The act in question was known as house bill No. 5, and was introduced first, and then under a suspension of the rules was read a second time and referred to the judiciary committee. (House Journal, 23.) It was reported from the committee with amendments, which were concurred in. ( House Journal, 235.) And it passed the house by the requisite majority. (House Journal, 261.) It went to the senate, where it passed through all the requisite forms until it was put upon its final passage, when it received 13 ayes to 11 nays. There were five absent and one senator was excused. “So the bill failed to pass.” (Senate Journal, 527.) It .thus appears from the vote recorded in the journal by the recital therein that house bill No. 5 did not receive the requisite vote upon its final passage, and therefore never became law.

This conclusion leaves the justice’s code as it stood prior to this attempted change. This leaves section 80 still in force. That section is as follows: “The appellate court may in furtherance of justice, and upon such terms as may be just, allow the pleadings in the action to be amended so as not to substantially change the issues tried in the justice’s court, or introduce any new cause of action or defense.”

It would be conceded at once that the filing of the reply did change issues tried in the justice’s court in a most material and essential particular. The issue tried in the justice’s court on the pleadings was one of law arising upon the plaintiff’s demurrer to the new matter in the defendant’s answer. Having been defeated on that issue in the appellate court, that court was without power to permit new issues to be formed and then tried for the first time.

No doubt it would prove more convenient in practice if the circuit court were given the same power over the pleadings in an action removed by appeal into that court which it has in an action originally commenced there, but the legislature has seen proper not to confer it, and the same cannot, therefore, be exercised.

In Moses v.

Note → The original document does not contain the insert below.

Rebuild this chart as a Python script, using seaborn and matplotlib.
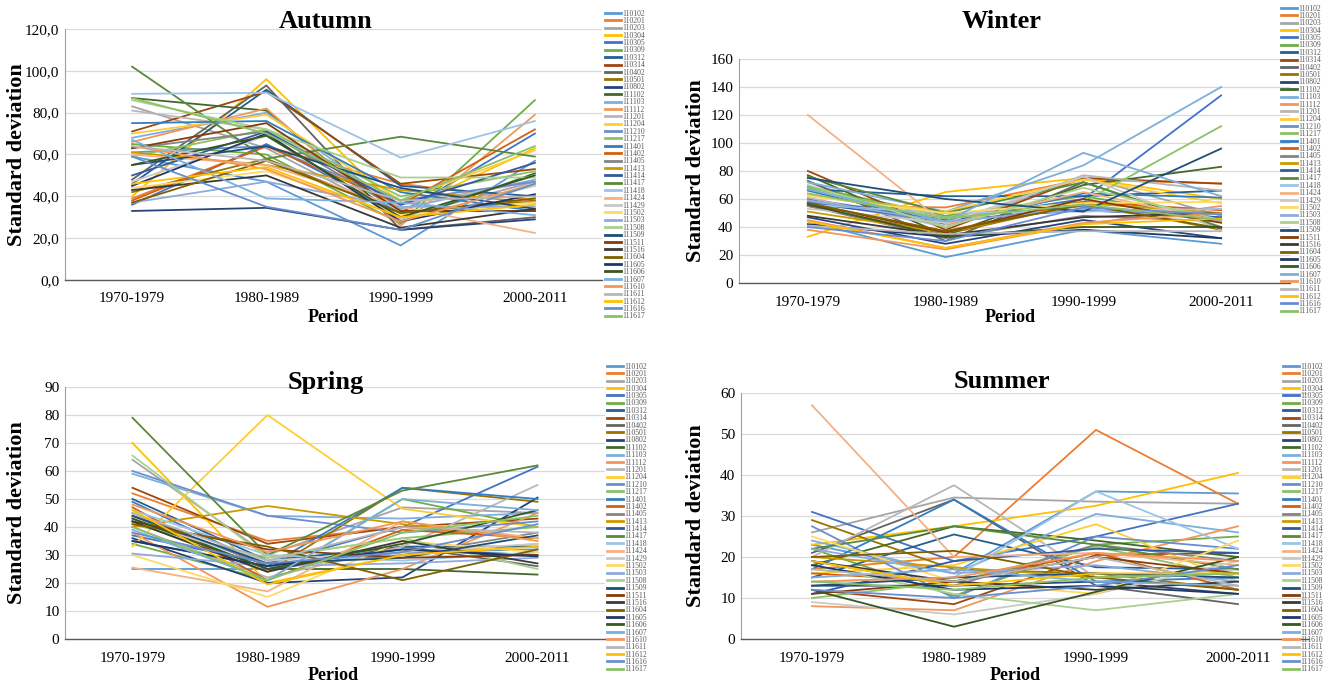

The S. P. Co. 18 Or. 385, we had occasion to consider the rule of liability of a railroad company for killing stock at a place where the company is not required to fence, which renders a re-statement of the law on that subject unnecessary.

For the reason that the circuit court allowed a reply to be filed to the new matter in the answer, presenting issues which were not in the case in the lower court, the judgment must be reversed, and the cause remanded to the court below for such proceedings as may be proper, not inconsistent with this opinion.

Bean, J.

The question decided in this case was not argued at the hearing, but in our investigation became necessary to its decision; and while there is much conflict as to the right of the court to examine the journals of the legislature for the purpose of impeaching the validity of the enrolled act, as certified to by the presiding officers of the two houses, approved by the governor, and filed in the office of the secretary of state (State v. Swift, 10 Nev. 176; 21 Am. Rep. 721), as at present advised, I concur in this opinion, however with some hesitation.

Lord, J.,

expressed no opinion, but reserved his judgment.